There are too many other beautiful things to be had......

So, I apologize if this post was more geared towards the negative side. I am trying to show a bit of both sides. This is what I am learning. I don’t know…maybe on my month of solo travel, I will have all sorts of amazing, eye-opening, heart-opening experiences that disprove all of what I have written. I hope so. I want to believe in the goodness of others. Life is just very different here. They have grown up with different realities than I have. That has inevitably shaped how they relate to their world. It is perhaps something so deep that I will never be able to understand. I can theorize about it, but I will never be able to relate on a core level. I know that poverty, extreme poverty, has a lot to do with it. Maybe everything? I am a foreigner in a foreign land with a foreign language with a foreign culture and I am just trying to make sense out of it all.
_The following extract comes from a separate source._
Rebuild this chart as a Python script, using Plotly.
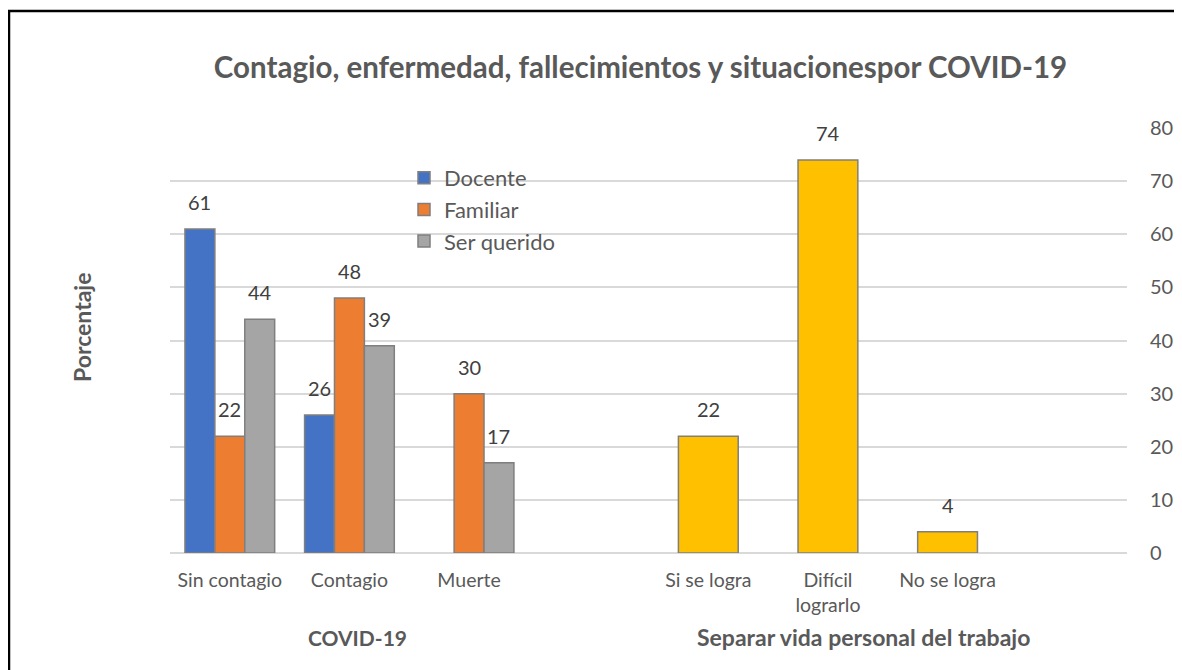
import plotly.graph_objects as go

# Data
categories = ["Sin contagio", "Contagio", "Muerte", " ", "Si se logra", "Difícil<br>lograrlo", "No se logra", "  "]
covid_cats = ["Sin contagio", "Contagio", "Muerte"]
docente = [61, 26, None]
familiar = [22, 48, 30]
ser_querido = [44, 39, 17]
separar_cats = ["Si se logra", "Difícil<br>lograrlo", "No se logra"]
separar_vals = [22, 74, 4]
y_ticks = [0, 10, 20, 30, 40, 50, 60, 70, 80]

FONT = "Lato"
TICK_COLOR = "#595959"
LABEL_COLOR = "#404040"
EDGE = dict(color="#7f7f7f", width=1.5)

# page body has an 8px margin: figure spans reference x 8..1182, y 8..670
W, H = 1174, 662
PL, PR, PT, PB = 170, 1127, 128, 553  # plot area in reference page pixels
PW, PH = PR - PL, PB - PT

def px(x):
    return (x - PL) / PW

def py(y):
    return (PB - y) / PH

fig = go.Figure()
annotations = []

def add_bar(name, x, y, color, offset, width, showlegend=True):
    fig.add_trace(go.Bar(
        name=name, x=x, y=y, offset=offset, width=width,
        marker=dict(color=color, line=EDGE),
        showlegend=showlegend,
        hoverinfo="x+y",
    ))
    for cat, v in zip(x, y):
        if v is None:
            continue
        annotations.append(dict(
            x=categories.index(cat) + offset + width / 2, y=v, xref="x", yref="y",
            text=str(v), showarrow=False, xanchor="center", yanchor="bottom",
            yshift=13, font=dict(family=FONT, size=20, color=LABEL_COLOR),
        ))

add_bar("Docente", covid_cats, docente, "#4472C4", -0.375, 0.25)
add_bar("Familiar", covid_cats, familiar, "#ED7D31", -0.125, 0.25)
add_bar("Ser querido", covid_cats, ser_querido, "#A5A5A5", 0.125, 0.25)
add_bar("Separar", separar_cats, separar_vals, "#FFC000", -0.25, 0.5, showlegend=False)

annotations += [
    dict(text="<b>Porcentaje</b>", textangle=-90, xref="paper", yref="paper",
         x=px(82), y=py(328), xanchor="center", yanchor="middle",
         showarrow=False, font=dict(family=FONT, size=23, color=TICK_COLOR)),
    dict(text="<b>COVID-19</b>", xref="paper", yref="paper",
         x=px(357), y=py(637), xanchor="center", yanchor="middle",
         showarrow=False, font=dict(family=FONT, size=21, color=TICK_COLOR)),
    dict(text="<b>Separar vida personal del trabajo</b>", xref="paper", yref="paper",
         x=px(863), y=py(637), xanchor="center", yanchor="middle",
         showarrow=False, font=dict(family=FONT, size=23, color=TICK_COLOR)),
]

fig.update_layout(
    width=W, height=H,
    barmode="overlay",
    paper_bgcolor="white", plot_bgcolor="white",
    margin=dict(l=PL - 8, r=W - (PR - 8), t=PT - 8, b=H - (PB - 8), autoexpand=False),
    font=dict(family=FONT, color=TICK_COLOR),
    title=dict(
        text="<b>Contagio, enfermedad, fallecimientos y situacionespor COVID-19</b>",
        font=dict(family=FONT, size=29.5, color=TICK_COLOR),
        xref="paper", x=px(640.5), xanchor="center",
        yref="container", y=1 - (68 - 8) / H, yanchor="middle",
    ),
    xaxis=dict(
        type="category", categoryorder="array", categoryarray=categories,
        range=[-0.5, len(categories) - 0.5],
        showgrid=False, showline=False, zeroline=False, ticks="",
        tickfont=dict(family=FONT, size=19.5, color=TICK_COLOR),
        ticklabelstandoff=13,
    ),
    yaxis=dict(
        side="right", range=[0, 80], tickvals=y_ticks,
        showgrid=True, gridcolor="#d9d9d9", gridwidth=1.5,
        zeroline=True, zerolinecolor="#d9d9d9", zerolinewidth=1.5,
        showline=False, ticks="",
        tickfont=dict(family=FONT, size=20, color=TICK_COLOR),
        ticklabelstandoff=22,
    ),
    legend=dict(
        x=px(404), y=py(157), xanchor="left", yanchor="top",
        bgcolor="rgba(0,0,0,0)",
        font=dict(family=FONT, size=22, color=TICK_COLOR),
        itemwidth=30, tracegroupgap=0,
    ),
    annotations=annotations,
    shapes=[
        dict(type="rect", xref="paper", yref="paper",
             x0=px(9), x1=1.3, y0=-0.6, y1=py(11),
             line=dict(color="black", width=2.5), fillcolor="rgba(0,0,0,0)", layer="above"),
    ],
)

fig.write_html("out.html")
It’s still pretty cool that I am here. Sometimes I just stop and say to myself, ‘holy crap, I’m in Africa.’

There is a saying that I have been contemplating lately:

“Our calling is where our deepest gladness and the world’s hunger meets.”

                 -Frederick Buechner

Travel sure is a good way to explore things of that nature. 


Here's a picture of me for my beautiful parents. The whole reason I started this blog in the first place because they are too cool for facebook!



There is a certain type of freedom and chaos here that is really beautiful. It is hard to put my finger on, but it flows through the veins and it is a subtle feeling. If you are able to give yourself to it, it is really intoxicating in a mysterious way. 

All right Tanzania, let’s fall back in love. Ready. Set. Go!